Noncompete law is a creature of state regulation. As such, no surprise, we have 50 variations (really 51, when you factor in DC – albeit 3 states (California, Oklahoma, and North Dakota) prohibit employee noncompetes altogether, so it’s more like 48 variations). See BRR’s 50-state summary chart. (Note that the chart is in the process of being updated to reflect a variety of developments since its last update.)
Well, we may be on the verge of a 51st variation (or 49th, if you’re keeping accurate count).
Specifically, despite the state-based nature of these laws, yesterday (June 3), U.S. Senators Al Franken (D-Minn.) and Chris Murphy (D-Conn.) (with cosponsors Senators Elizabeth Warren (D-Mass.) and Richard Blumenthal (D-Conn.)) proposed federal legislation to limit the use of noncompetes for low-wage employees for companies involved in interstate commerce. (Does anyone know of any companies not involved in interstate commerce at this point?)
The Bill is entitled the ‘‘Mobility and Opportunity for Vulnerable Employees Act’’ (or the ‘‘MOVE Act’’) and prohibits the use of covenants not to compete (defined in the bill) for “low-wage employees,” i.e., employees earning the greater of (subject to inflation) $15 per hour or the applicable state or local minimum wage rate or $31,200 per year, but excluding any salaried employee earning (subject to inflation) more than $5,000/month for 2 consecutive months. (It also requires notice of the Act in a conspicuous place in the workplace and is clear that it applies only to agreements entered after the enactment of the Act.)
Thresholds, notice, and timing requirements aside, the Bill is somewhat unclear on its scope. Specifically, it is unclear whether it applies only to true noncompetes (i.e., agreements that restrict someone from working for a particular category of employer, in a particular role, in a particular area, for a particular period) or to all restrictive covenants (including nonsolicitation agreements, no-poach/no-raid agreements, nondisclosure agreements, etc.)
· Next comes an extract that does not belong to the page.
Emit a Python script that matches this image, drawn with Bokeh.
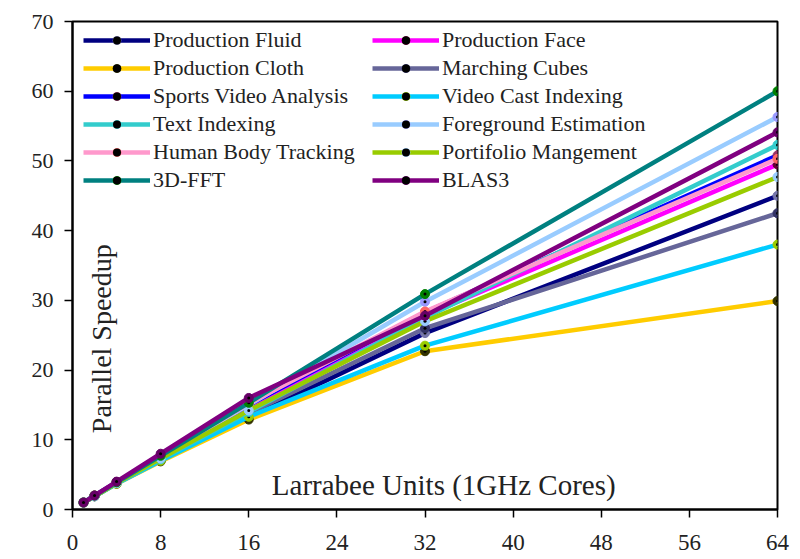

In this regard, the language (in section 2(2) of the Bill) defining a covenant not to compete states as follows:
“an agreement (A) between an employee and employer that restricts such employee from performing
(i) any work for another employer for a specified period of time;
(ii) any work in a specified geographical area; or
(iii) work for another employer that is similar to such employee’s work for the employer included as a party to the agreement . . . .”
So, for example, is a restriction on the employee soliciting (or providing services to) certain customers a restriction on the employee “from performing . . . any work for another employer” or (perhaps less likely) “from performing . . . work . . . that is similar to such employee’s work for the [prior] employer”? The answer is, at this time, unclear.
The Secretary of Labor is charged with enforcement of the Act and may impose civil fines up to $5,000 for each noncompete violation for each affected employee and $5,000 for failure to post the appropriate notice.
We will keep you posted on the developments.